# The request
Give back the full listing verbatim, apart from its images.

# Data extract
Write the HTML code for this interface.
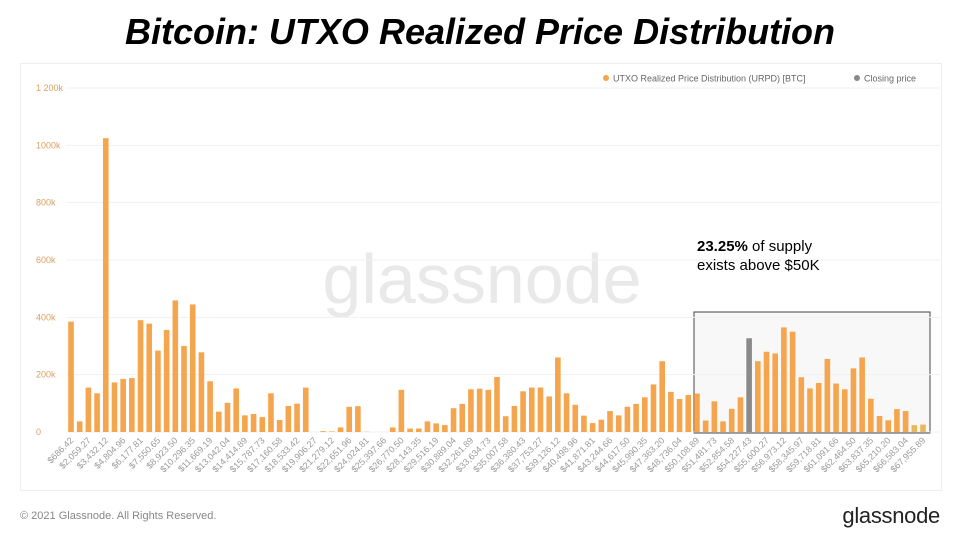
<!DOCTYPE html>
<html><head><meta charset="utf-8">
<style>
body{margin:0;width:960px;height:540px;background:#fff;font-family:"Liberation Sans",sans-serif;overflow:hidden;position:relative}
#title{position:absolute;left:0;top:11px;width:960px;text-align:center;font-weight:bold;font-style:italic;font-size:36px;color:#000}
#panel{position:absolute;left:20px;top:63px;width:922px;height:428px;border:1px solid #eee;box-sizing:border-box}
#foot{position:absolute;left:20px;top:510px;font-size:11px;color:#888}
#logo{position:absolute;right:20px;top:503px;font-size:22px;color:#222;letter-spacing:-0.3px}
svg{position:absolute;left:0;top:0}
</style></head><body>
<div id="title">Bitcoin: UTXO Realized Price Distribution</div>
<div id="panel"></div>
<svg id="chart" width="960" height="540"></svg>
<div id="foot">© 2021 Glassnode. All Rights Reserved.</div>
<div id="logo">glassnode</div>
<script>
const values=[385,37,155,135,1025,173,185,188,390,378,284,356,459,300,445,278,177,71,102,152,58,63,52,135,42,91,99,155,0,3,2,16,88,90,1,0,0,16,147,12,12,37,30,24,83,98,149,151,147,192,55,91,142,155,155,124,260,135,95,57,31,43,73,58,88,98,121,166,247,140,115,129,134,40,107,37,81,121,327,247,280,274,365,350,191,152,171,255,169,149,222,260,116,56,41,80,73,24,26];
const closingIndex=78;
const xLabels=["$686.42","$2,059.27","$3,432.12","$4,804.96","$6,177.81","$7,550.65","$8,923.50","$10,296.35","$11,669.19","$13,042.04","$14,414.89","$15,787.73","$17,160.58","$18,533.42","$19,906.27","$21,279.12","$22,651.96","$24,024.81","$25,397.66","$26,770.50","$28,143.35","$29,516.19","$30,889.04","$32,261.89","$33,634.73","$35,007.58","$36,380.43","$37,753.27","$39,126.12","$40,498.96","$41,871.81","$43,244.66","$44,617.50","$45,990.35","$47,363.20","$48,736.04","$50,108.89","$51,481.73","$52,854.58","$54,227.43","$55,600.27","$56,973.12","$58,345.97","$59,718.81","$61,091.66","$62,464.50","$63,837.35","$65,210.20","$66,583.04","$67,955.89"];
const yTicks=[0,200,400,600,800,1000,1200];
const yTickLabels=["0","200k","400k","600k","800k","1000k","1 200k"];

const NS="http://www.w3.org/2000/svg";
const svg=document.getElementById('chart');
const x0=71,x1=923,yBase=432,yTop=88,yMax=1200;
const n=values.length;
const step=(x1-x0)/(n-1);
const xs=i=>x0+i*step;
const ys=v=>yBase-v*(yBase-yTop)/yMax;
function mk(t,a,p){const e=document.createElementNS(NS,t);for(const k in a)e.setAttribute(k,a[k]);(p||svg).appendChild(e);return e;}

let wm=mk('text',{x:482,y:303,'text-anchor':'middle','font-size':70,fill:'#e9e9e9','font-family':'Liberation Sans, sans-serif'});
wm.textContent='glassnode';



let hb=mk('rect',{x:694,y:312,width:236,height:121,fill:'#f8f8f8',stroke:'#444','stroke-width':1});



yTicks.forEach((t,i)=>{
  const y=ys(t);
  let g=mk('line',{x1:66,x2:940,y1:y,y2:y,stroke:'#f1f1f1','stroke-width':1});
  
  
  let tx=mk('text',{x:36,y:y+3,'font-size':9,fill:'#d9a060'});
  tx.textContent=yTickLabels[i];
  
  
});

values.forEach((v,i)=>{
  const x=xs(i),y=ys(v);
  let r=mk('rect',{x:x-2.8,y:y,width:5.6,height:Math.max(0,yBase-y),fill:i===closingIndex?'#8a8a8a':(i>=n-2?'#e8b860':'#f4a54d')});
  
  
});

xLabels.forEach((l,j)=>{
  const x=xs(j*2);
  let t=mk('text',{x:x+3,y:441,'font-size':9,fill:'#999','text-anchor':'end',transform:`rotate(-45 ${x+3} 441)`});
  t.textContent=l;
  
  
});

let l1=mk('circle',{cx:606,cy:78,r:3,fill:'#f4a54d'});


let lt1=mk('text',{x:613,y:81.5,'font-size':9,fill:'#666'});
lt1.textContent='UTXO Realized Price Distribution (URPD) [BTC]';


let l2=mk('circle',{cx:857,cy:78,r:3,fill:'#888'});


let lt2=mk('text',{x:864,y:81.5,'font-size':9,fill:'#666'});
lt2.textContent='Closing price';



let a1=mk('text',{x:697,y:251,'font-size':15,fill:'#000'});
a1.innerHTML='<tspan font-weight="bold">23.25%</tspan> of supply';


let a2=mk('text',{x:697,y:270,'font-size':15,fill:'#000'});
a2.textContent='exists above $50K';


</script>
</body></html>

# Complete answer
Write the HTML code for this interface.
<!DOCTYPE html>
<html><head><meta charset="utf-8">
<style>
body{margin:0;width:960px;height:540px;background:#fff;font-family:"Liberation Sans",sans-serif;overflow:hidden;position:relative}
#title{position:absolute;left:0;top:11px;width:960px;text-align:center;font-weight:bold;font-style:italic;font-size:36px;color:#000}
#panel{position:absolute;left:20px;top:63px;width:922px;height:428px;border:1px solid #eee;box-sizing:border-box}
#foot{position:absolute;left:20px;top:510px;font-size:11px;color:#888}
#logo{position:absolute;right:20px;top:503px;font-size:22px;color:#222;letter-spacing:-0.3px}
svg{position:absolute;left:0;top:0}
</style></head><body>
<div id="title">Bitcoin: UTXO Realized Price Distribution</div>
<div id="panel"></div>
<svg id="chart" width="960" height="540"></svg>
<div id="foot">© 2021 Glassnode. All Rights Reserved.</div>
<div id="logo">glassnode</div>
<script>
const values=[385,37,155,135,1025,173,185,188,390,378,284,356,459,300,445,278,177,71,102,152,58,63,52,135,42,91,99,155,0,3,2,16,88,90,1,0,0,16,147,12,12,37,30,24,83,98,149,151,147,192,55,91,142,155,155,124,260,135,95,57,31,43,73,58,88,98,121,166,247,140,115,129,134,40,107,37,81,121,327,247,280,274,365,350,191,152,171,255,169,149,222,260,116,56,41,80,73,24,26];
const closingIndex=78;
const xLabels=["$686.42","$2,059.27","$3,432.12","$4,804.96","$6,177.81","$7,550.65","$8,923.50","$10,296.35","$11,669.19","$13,042.04","$14,414.89","$15,787.73","$17,160.58","$18,533.42","$19,906.27","$21,279.12","$22,651.96","$24,024.81","$25,397.66","$26,770.50","$28,143.35","$29,516.19","$30,889.04","$32,261.89","$33,634.73","$35,007.58","$36,380.43","$37,753.27","$39,126.12","$40,498.96","$41,871.81","$43,244.66","$44,617.50","$45,990.35","$47,363.20","$48,736.04","$50,108.89","$51,481.73","$52,854.58","$54,227.43","$55,600.27","$56,973.12","$58,345.97","$59,718.81","$61,091.66","$62,464.50","$63,837.35","$65,210.20","$66,583.04","$67,955.89"];
const yTicks=[0,200,400,600,800,1000,1200];
const yTickLabels=["0","200k","400k","600k","800k","1000k","1 200k"];

const NS="http://www.w3.org/2000/svg";
const svg=document.getElementById('chart');
const x0=71,x1=923,yBase=432,yTop=88,yMax=1200;
const n=values.length;
const step=(x1-x0)/(n-1);
const xs=i=>x0+i*step;
const ys=v=>yBase-v*(yBase-yTop)/yMax;
function mk(t,a,p){const e=document.createElementNS(NS,t);for(const k in a)e.setAttribute(k,a[k]);(p||svg).appendChild(e);return e;}

let wm=mk('text',{x:482,y:303,'text-anchor':'middle','font-size':70,fill:'#e9e9e9','font-family':'Liberation Sans, sans-serif'});
wm.textContent='glassnode';



let hb=mk('rect',{x:694,y:312,width:236,height:121,fill:'#f8f8f8',stroke:'#444','stroke-width':1});



yTicks.forEach((t,i)=>{
  const y=ys(t);
  let g=mk('line',{x1:66,x2:940,y1:y,y2:y,stroke:'#f1f1f1','stroke-width':1});
  
  
  let tx=mk('text',{x:36,y:y+3,'font-size':9,fill:'#d9a060'});
  tx.textContent=yTickLabels[i];
  
  
});

values.forEach((v,i)=>{
  const x=xs(i),y=ys(v);
  let r=mk('rect',{x:x-2.8,y:y,width:5.6,height:Math.max(0,yBase-y),fill:i===closingIndex?'#8a8a8a':(i>=n-2?'#e8b860':'#f4a54d')});
  
  
});

xLabels.forEach((l,j)=>{
  const x=xs(j*2);
  let t=mk('text',{x:x+3,y:441,'font-size':9,fill:'#999','text-anchor':'end',transform:`rotate(-45 ${x+3} 441)`});
  t.textContent=l;
  
  
});

let l1=mk('circle',{cx:606,cy:78,r:3,fill:'#f4a54d'});


let lt1=mk('text',{x:613,y:81.5,'font-size':9,fill:'#666'});
lt1.textContent='UTXO Realized Price Distribution (URPD) [BTC]';


let l2=mk('circle',{cx:857,cy:78,r:3,fill:'#888'});


let lt2=mk('text',{x:864,y:81.5,'font-size':9,fill:'#666'});
lt2.textContent='Closing price';



let a1=mk('text',{x:697,y:251,'font-size':15,fill:'#000'});
a1.innerHTML='<tspan font-weight="bold">23.25%</tspan> of supply';


let a2=mk('text',{x:697,y:270,'font-size':15,fill:'#000'});
a2.textContent='exists above $50K';


</script>
</body></html>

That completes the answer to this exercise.